YOUR OBJECTIVE:
Transcribe the records below exactly as they appear, omitting any pictures.

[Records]
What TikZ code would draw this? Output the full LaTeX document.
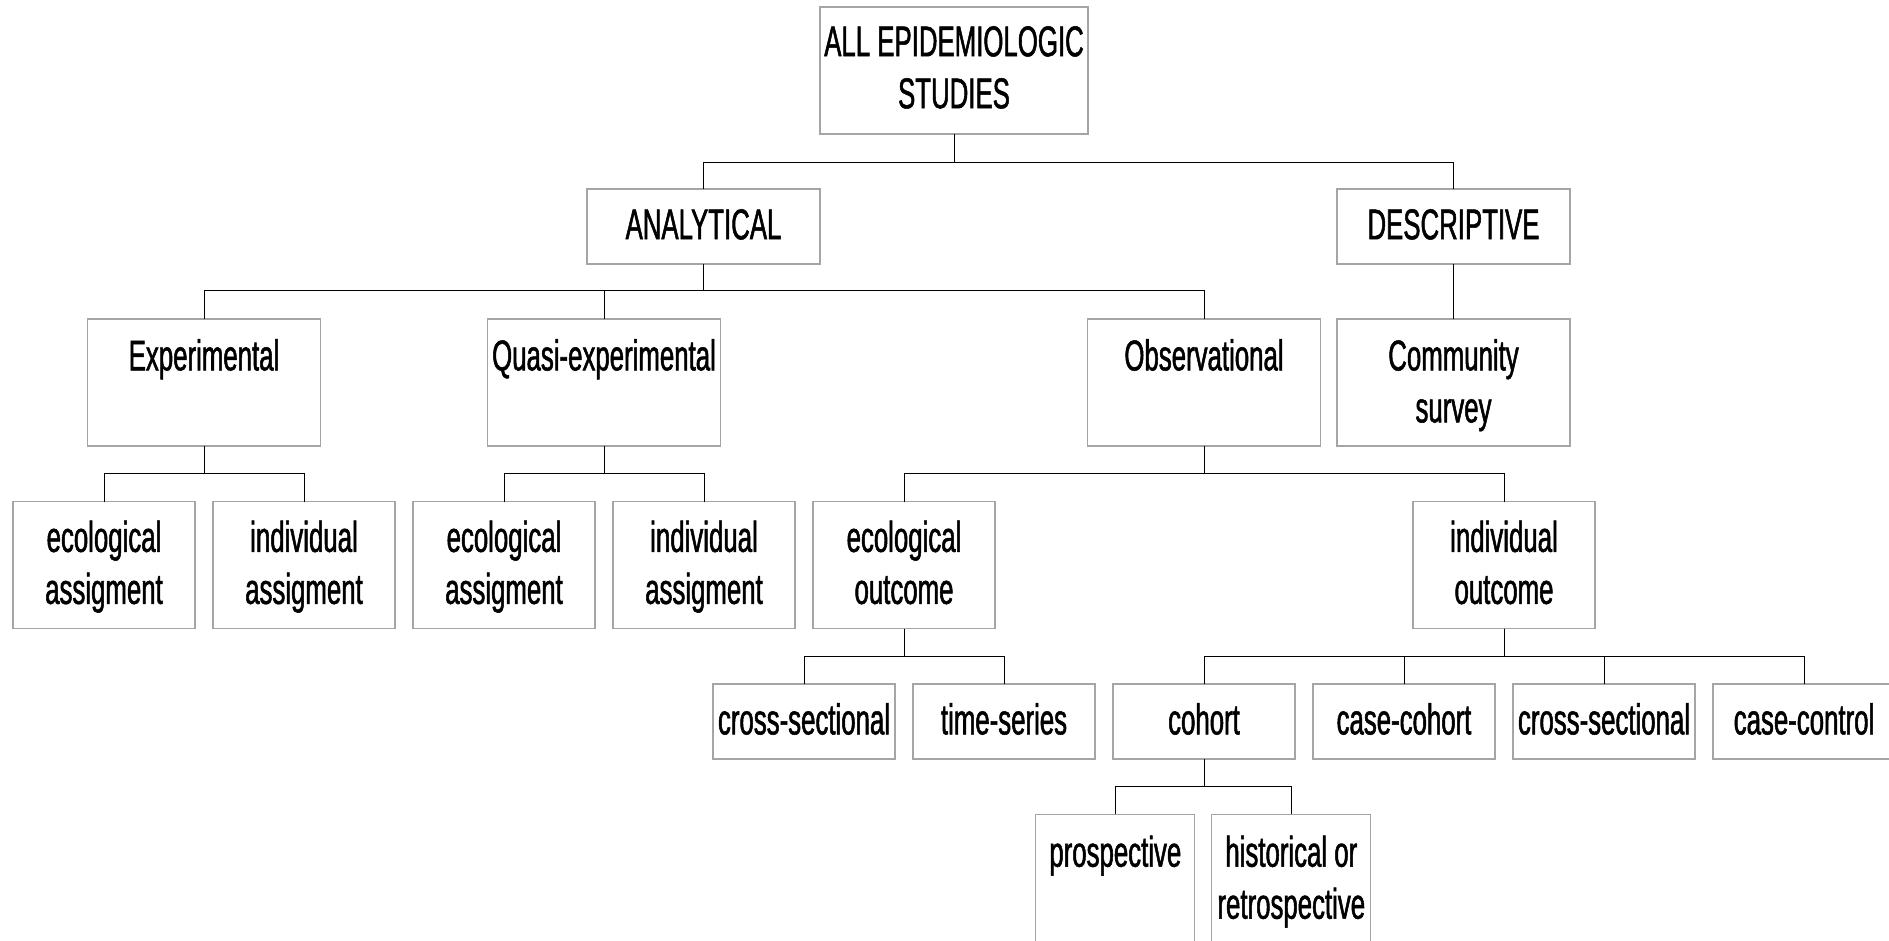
\documentclass[tikz,border=0pt]{standalone}
\usepackage{fontspec}
\newfontfamily\condfont{Liberation Sans}[FakeStretch=0.6,FakeBold=1.2]
\definecolor{boxgray}{RGB}{165,165,165}
\begin{document}
\begin{tikzpicture}[x=1pt,y=-1pt,
  box/.style={draw=boxgray, line width=1.3pt, inner sep=0pt, outer sep=0pt},
  txt/.style={anchor=north, inner sep=0pt, align=center,
    font=\condfont\fontsize{43}{52}\selectfont},
  conn/.style={draw=black, line width=1pt}]
\fill[white] (0,0) rectangle (1889,940);
\useasboundingbox (0,0) rectangle (1889,940);
\clip (0,0) rectangle (1889,940);
% level 0
\node[box, minimum width=268pt, minimum height=127pt] (top) at (954,70.5) {};
% level 1
\node[box, minimum width=233pt, minimum height=75pt] (ana) at (703.5,226.5) {};
\node[box, minimum width=233pt, minimum height=75pt] (desc) at (1453.5,226.5) {};
% level 2
\node[box, minimum width=233pt, minimum height=127pt] (exp) at (204,382.5) {};
\node[box, minimum width=233pt, minimum height=127pt] (quasi) at (604,382.5) {};
\node[box, minimum width=233pt, minimum height=127pt] (obs) at (1204,382.5) {};
\node[box, minimum width=233pt, minimum height=127pt] (comm) at (1453.5,382.5) {};
% level 3
\node[box, minimum width=182pt, minimum height=127pt] (ea1) at (104,565) {};
\node[box, minimum width=182pt, minimum height=127pt] (ia1) at (304,565) {};
\node[box, minimum width=182pt, minimum height=127pt] (ea2) at (504,565) {};
\node[box, minimum width=182pt, minimum height=127pt] (ia2) at (704,565) {};
\node[box, minimum width=182pt, minimum height=127pt] (eo) at (904,565) {};
\node[box, minimum width=182pt, minimum height=127pt] (io) at (1504,565) {};
% level 4
\node[box, minimum width=182pt, minimum height=75pt] (cs1) at (804,721.5) {};
\node[box, minimum width=182pt, minimum height=75pt] (ts) at (1004,721.5) {};
\node[box, minimum width=182pt, minimum height=75pt] (coh) at (1204,721.5) {};
\node[box, minimum width=182pt, minimum height=75pt] (cc) at (1404,721.5) {};
\node[box, minimum width=182pt, minimum height=75pt] (cs2) at (1604,721.5) {};
\node[box, minimum width=182pt, minimum height=75pt] (ctl) at (1804,721.5) {};
% level 5
\node[box, minimum width=159pt, minimum height=200pt] (pro) at (1115.3,914.3) {};
\node[box, minimum width=159pt, minimum height=200pt] (his) at (1291.3,914.3) {};

% texts
\node[txt] (ttop) at ([yshift=-19pt]top.north) {ALL EPIDEMIOLOGIC\\STUDIES};
\node[txt] (tana) at ([yshift=-20pt]ana.north) {ANALYTICAL};
\node[txt] (tdesc) at ([yshift=-20pt]desc.north) {DESCRIPTIVE};
\node[txt] (texp) at ([yshift=-20pt]exp.north) {Experimental};
\node[txt] (tquasi) at ([yshift=-20pt]quasi.north) {Quasi-experimental};
\node[txt] (tobs) at ([yshift=-20pt]obs.north) {Observational};
\node[txt] (tcomm) at ([yshift=-20pt]comm.north) {Community\\survey};
\node[txt] (tea1) at ([yshift=-19pt]ea1.north) {ecological\\assigment};
\node[txt] (tia1) at ([yshift=-19pt]ia1.north) {individual\\assigment};
\node[txt] (tea2) at ([yshift=-19pt]ea2.north) {ecological\\assigment};
\node[txt] (tia2) at ([yshift=-19pt]ia2.north) {individual\\assigment};
\node[txt] (teo) at ([yshift=-19pt]eo.north) {ecological\\outcome};
\node[txt] (tio) at ([yshift=-19pt]io.north) {individual\\outcome};
\node[txt] (tcs1) at ([yshift=-19pt]cs1.north) {cross-sectional};
\node[txt] (tts) at ([yshift=-19pt]ts.north) {time-series};
\node[txt] (tcoh) at ([yshift=-19pt]coh.north) {cohort};
\node[txt] (tcc) at ([yshift=-19pt]cc.north) {case-cohort};
\node[txt] (tcs2) at ([yshift=-19pt]cs2.north) {cross-sectional};
\node[txt] (tctl) at ([yshift=-19pt]ctl.north) {case-control};
\node[txt] (tpro) at ([yshift=-21pt]pro.north) {prospective};
\node[txt] (this) at ([yshift=-21pt]his.north) {historical or\\retrospective};

% connectors
\draw[conn] (top.south) -- ++(0,28) -| (ana.north);
\draw[conn] (top.south) -- ++(0,28) -| (desc.north);
\draw[conn] (ana.south) -- ++(0,26.5) -| (exp.north);
\draw[conn] (ana.south) -- ++(0,26.5) -| (quasi.north);
\draw[conn] (ana.south) -- ++(0,26.5) -| (obs.north);
\draw[conn] (desc.south) -- (comm.north);
\draw[conn] (exp.south) -- ++(0,27.5) -| (ea1.north);
\draw[conn] (exp.south) -- ++(0,27.5) -| (ia1.north);
\draw[conn] (quasi.south) -- ++(0,27.5) -| (ea2.north);
\draw[conn] (quasi.south) -- ++(0,27.5) -| (ia2.north);
\draw[conn] (obs.south) -- ++(0,27.5) -| (eo.north);
\draw[conn] (obs.south) -- ++(0,27.5) -| (io.north);
\draw[conn] (eo.south) -- ++(0,28) -| (cs1.north);
\draw[conn] (eo.south) -- ++(0,28) -| (ts.north);
\draw[conn] (io.south) -- ++(0,28) -| (coh.north);
\draw[conn] (io.south) -- ++(0,28) -| (cc.north);
\draw[conn] (io.south) -- ++(0,28) -| (cs2.north);
\draw[conn] (io.south) -- ++(0,28) -| (ctl.north);
\draw[conn] (coh.south) -- ++(0,27.5) -| (pro.north);
\draw[conn] (coh.south) -- ++(0,27.5) -| (his.north);
\end{tikzpicture}
\end{document}
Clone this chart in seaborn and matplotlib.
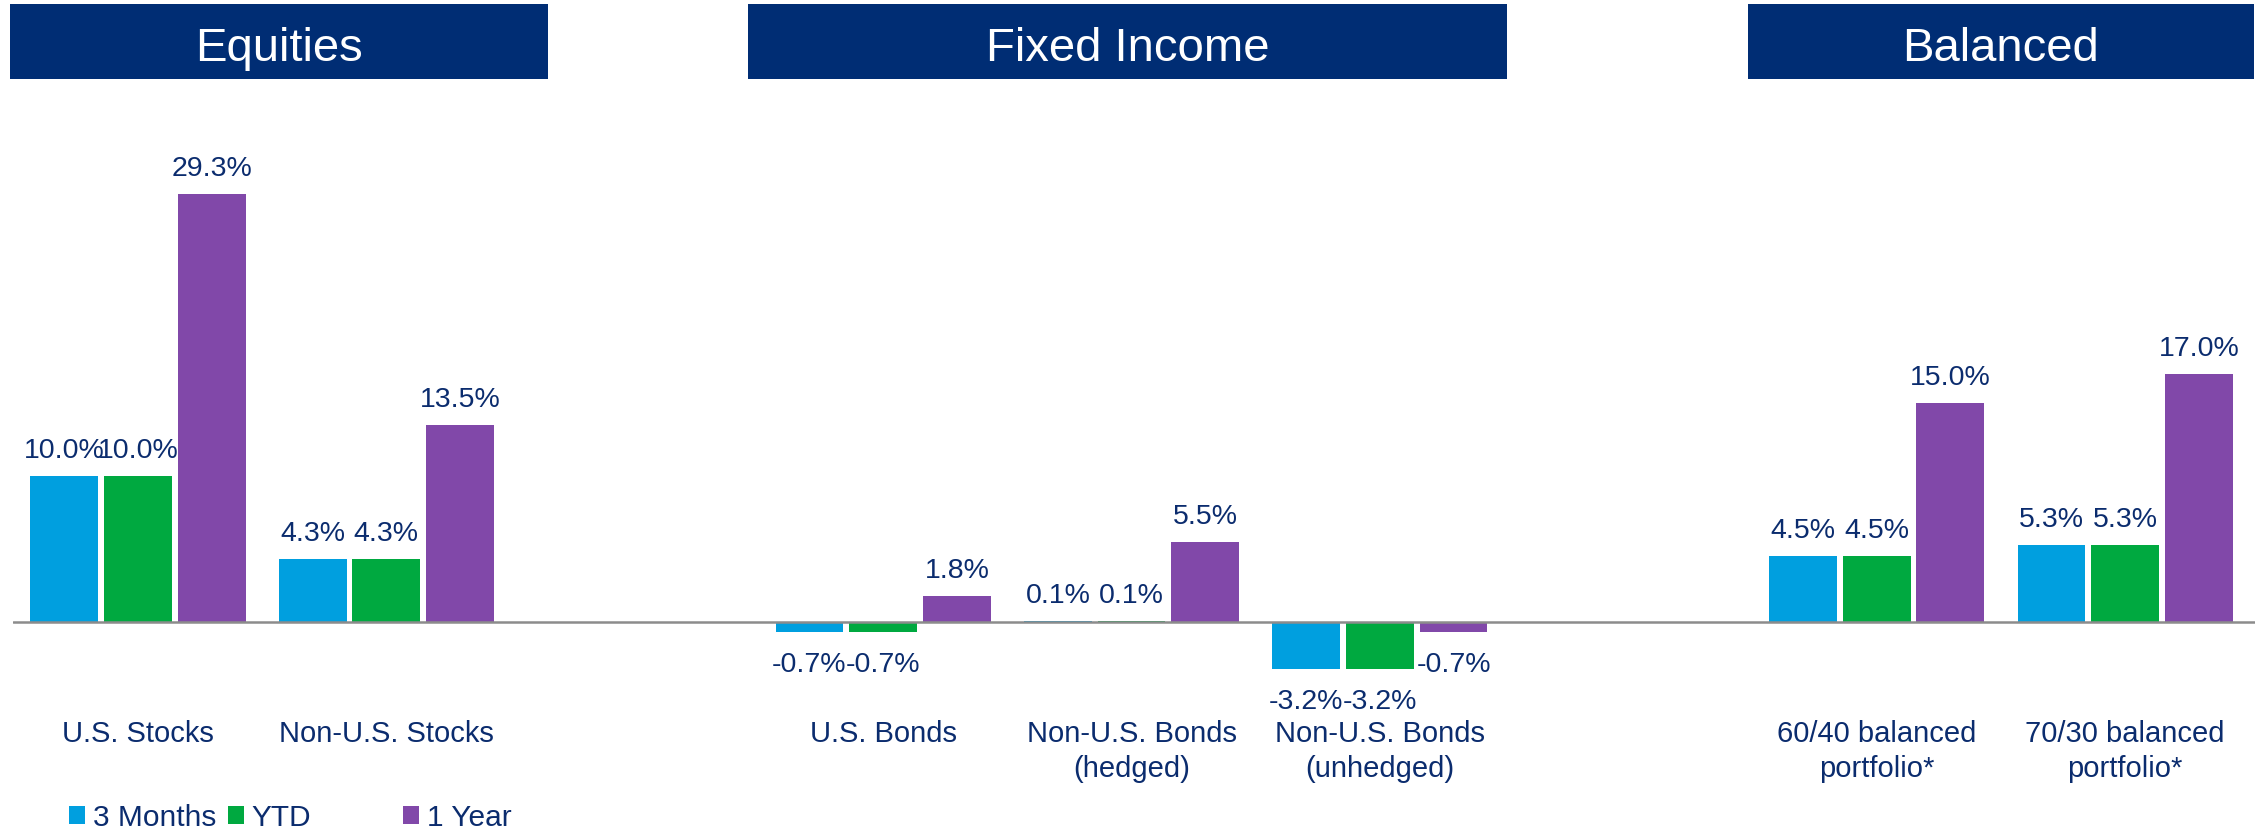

COMPLETE ANSWER:
What TikZ code would draw this? Output the full LaTeX document.
\documentclass[tikz,border=0pt]{standalone}
\usepackage{fontspec}
\newfontfamily\condfont{Liberation Sans}[FakeStretch=0.6,FakeBold=1.2]
\definecolor{boxgray}{RGB}{165,165,165}
\begin{document}
\begin{tikzpicture}[x=1pt,y=-1pt,
  box/.style={draw=boxgray, line width=1.3pt, inner sep=0pt, outer sep=0pt},
  txt/.style={anchor=north, inner sep=0pt, align=center,
    font=\condfont\fontsize{43}{52}\selectfont},
  conn/.style={draw=black, line width=1pt}]
\fill[white] (0,0) rectangle (1889,940);
\useasboundingbox (0,0) rectangle (1889,940);
\clip (0,0) rectangle (1889,940);
% level 0
\node[box, minimum width=268pt, minimum height=127pt] (top) at (954,70.5) {};
% level 1
\node[box, minimum width=233pt, minimum height=75pt] (ana) at (703.5,226.5) {};
\node[box, minimum width=233pt, minimum height=75pt] (desc) at (1453.5,226.5) {};
% level 2
\node[box, minimum width=233pt, minimum height=127pt] (exp) at (204,382.5) {};
\node[box, minimum width=233pt, minimum height=127pt] (quasi) at (604,382.5) {};
\node[box, minimum width=233pt, minimum height=127pt] (obs) at (1204,382.5) {};
\node[box, minimum width=233pt, minimum height=127pt] (comm) at (1453.5,382.5) {};
% level 3
\node[box, minimum width=182pt, minimum height=127pt] (ea1) at (104,565) {};
\node[box, minimum width=182pt, minimum height=127pt] (ia1) at (304,565) {};
\node[box, minimum width=182pt, minimum height=127pt] (ea2) at (504,565) {};
\node[box, minimum width=182pt, minimum height=127pt] (ia2) at (704,565) {};
\node[box, minimum width=182pt, minimum height=127pt] (eo) at (904,565) {};
\node[box, minimum width=182pt, minimum height=127pt] (io) at (1504,565) {};
% level 4
\node[box, minimum width=182pt, minimum height=75pt] (cs1) at (804,721.5) {};
\node[box, minimum width=182pt, minimum height=75pt] (ts) at (1004,721.5) {};
\node[box, minimum width=182pt, minimum height=75pt] (coh) at (1204,721.5) {};
\node[box, minimum width=182pt, minimum height=75pt] (cc) at (1404,721.5) {};
\node[box, minimum width=182pt, minimum height=75pt] (cs2) at (1604,721.5) {};
\node[box, minimum width=182pt, minimum height=75pt] (ctl) at (1804,721.5) {};
% level 5
\node[box, minimum width=159pt, minimum height=200pt] (pro) at (1115.3,914.3) {};
\node[box, minimum width=159pt, minimum height=200pt] (his) at (1291.3,914.3) {};

% texts
\node[txt] (ttop) at ([yshift=-19pt]top.north) {ALL EPIDEMIOLOGIC\\STUDIES};
\node[txt] (tana) at ([yshift=-20pt]ana.north) {ANALYTICAL};
\node[txt] (tdesc) at ([yshift=-20pt]desc.north) {DESCRIPTIVE};
\node[txt] (texp) at ([yshift=-20pt]exp.north) {Experimental};
\node[txt] (tquasi) at ([yshift=-20pt]quasi.north) {Quasi-experimental};
\node[txt] (tobs) at ([yshift=-20pt]obs.north) {Observational};
\node[txt] (tcomm) at ([yshift=-20pt]comm.north) {Community\\survey};
\node[txt] (tea1) at ([yshift=-19pt]ea1.north) {ecological\\assigment};
\node[txt] (tia1) at ([yshift=-19pt]ia1.north) {individual\\assigment};
\node[txt] (tea2) at ([yshift=-19pt]ea2.north) {ecological\\assigment};
\node[txt] (tia2) at ([yshift=-19pt]ia2.north) {individual\\assigment};
\node[txt] (teo) at ([yshift=-19pt]eo.north) {ecological\\outcome};
\node[txt] (tio) at ([yshift=-19pt]io.north) {individual\\outcome};
\node[txt] (tcs1) at ([yshift=-19pt]cs1.north) {cross-sectional};
\node[txt] (tts) at ([yshift=-19pt]ts.north) {time-series};
\node[txt] (tcoh) at ([yshift=-19pt]coh.north) {cohort};
\node[txt] (tcc) at ([yshift=-19pt]cc.north) {case-cohort};
\node[txt] (tcs2) at ([yshift=-19pt]cs2.north) {cross-sectional};
\node[txt] (tctl) at ([yshift=-19pt]ctl.north) {case-control};
\node[txt] (tpro) at ([yshift=-21pt]pro.north) {prospective};
\node[txt] (this) at ([yshift=-21pt]his.north) {historical or\\retrospective};

% connectors
\draw[conn] (top.south) -- ++(0,28) -| (ana.north);
\draw[conn] (top.south) -- ++(0,28) -| (desc.north);
\draw[conn] (ana.south) -- ++(0,26.5) -| (exp.north);
\draw[conn] (ana.south) -- ++(0,26.5) -| (quasi.north);
\draw[conn] (ana.south) -- ++(0,26.5) -| (obs.north);
\draw[conn] (desc.south) -- (comm.north);
\draw[conn] (exp.south) -- ++(0,27.5) -| (ea1.north);
\draw[conn] (exp.south) -- ++(0,27.5) -| (ia1.north);
\draw[conn] (quasi.south) -- ++(0,27.5) -| (ea2.north);
\draw[conn] (quasi.south) -- ++(0,27.5) -| (ia2.north);
\draw[conn] (obs.south) -- ++(0,27.5) -| (eo.north);
\draw[conn] (obs.south) -- ++(0,27.5) -| (io.north);
\draw[conn] (eo.south) -- ++(0,28) -| (cs1.north);
\draw[conn] (eo.south) -- ++(0,28) -| (ts.north);
\draw[conn] (io.south) -- ++(0,28) -| (coh.north);
\draw[conn] (io.south) -- ++(0,28) -| (cc.north);
\draw[conn] (io.south) -- ++(0,28) -| (cs2.north);
\draw[conn] (io.south) -- ++(0,28) -| (ctl.north);
\draw[conn] (coh.south) -- ++(0,27.5) -| (pro.north);
\draw[conn] (coh.south) -- ++(0,27.5) -| (his.north);
\end{tikzpicture}
\end{document}
Clone this chart in seaborn and matplotlib.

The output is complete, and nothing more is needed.